The Climats of Burgundy

DID YOU SAY CLIMATS ?

In Burgundy, a Climat is the name for a specific vineyard site combining vine plots, grape variety and know-how.
The word « Climat » should not be misinterpreted. It is not related to meteorology but is a specific term, unique to Burgundy, designating a specific vineyard site.

Each Climat is a vine plot, with its own microclimate and specific geological conditions, which has been carefully marked out and named over the centuries. Each of them has its own story, produces wines with a distinct character and taste and keeps its own place in the hierarchy of crus (Regional Appellation, Village, Premier Cru, Grand Cru). Over one thousand named Climats extend along the 60 kilometres of the thin strip of vineyards running from Dijon to Santenay, just south of Beaune, and among them are some of the most famous names from the world of wine ; Chambertin, Romanée-Conti, Clos de Vougeot, Montrachet, Corton, Musigny…

In Burgundy, when we speak of a Climat, we do not look up to the sky, we keep our eyes to the ground.

Bernard Pivot

Climat : a term dating from the 16th century  

The word « Climat » first appeared in written texts in the 16th century. At that time it was synomynous with a place-name or locality. A century later, use of the term became widespread in the region as a new reference to place, highlighting the differences and the hierarchy among the wines of Burgundy’s Côte. However, it is thought that the notion of « Climats of Burgundy », was generally used to describe land suitable for winegrowing and dates back to the Early Middle Ages.

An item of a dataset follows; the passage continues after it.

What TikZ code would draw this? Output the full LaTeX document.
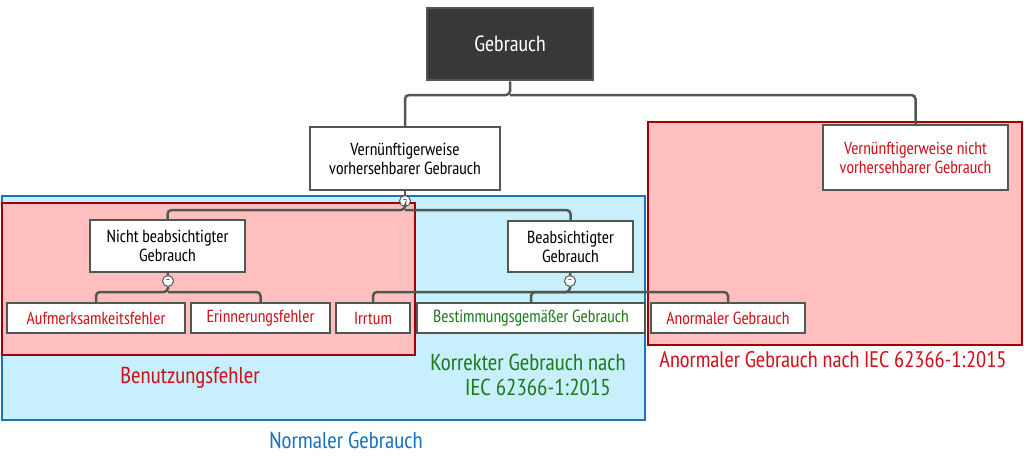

Climat, from the Greek term « klima-atos »

“Klima-atos” in Greek describes the angle between a place’s location on the earth’s surface and the sun. The word became “clima-atis” in Latin, with the same meaning. Over the centuries, the term has become more precise: during the Renaissance period, it came to mean a land, a region, then a collection of vineyard parcels and finally a specific, delimited plot of vines. It should be noted that during the Classical period the Greek term “klèma-atos” was used to describe a piece of supple wood, and more especially vine shoots and stocks. In contemporary Greek “ta klimata” specifically designates vines.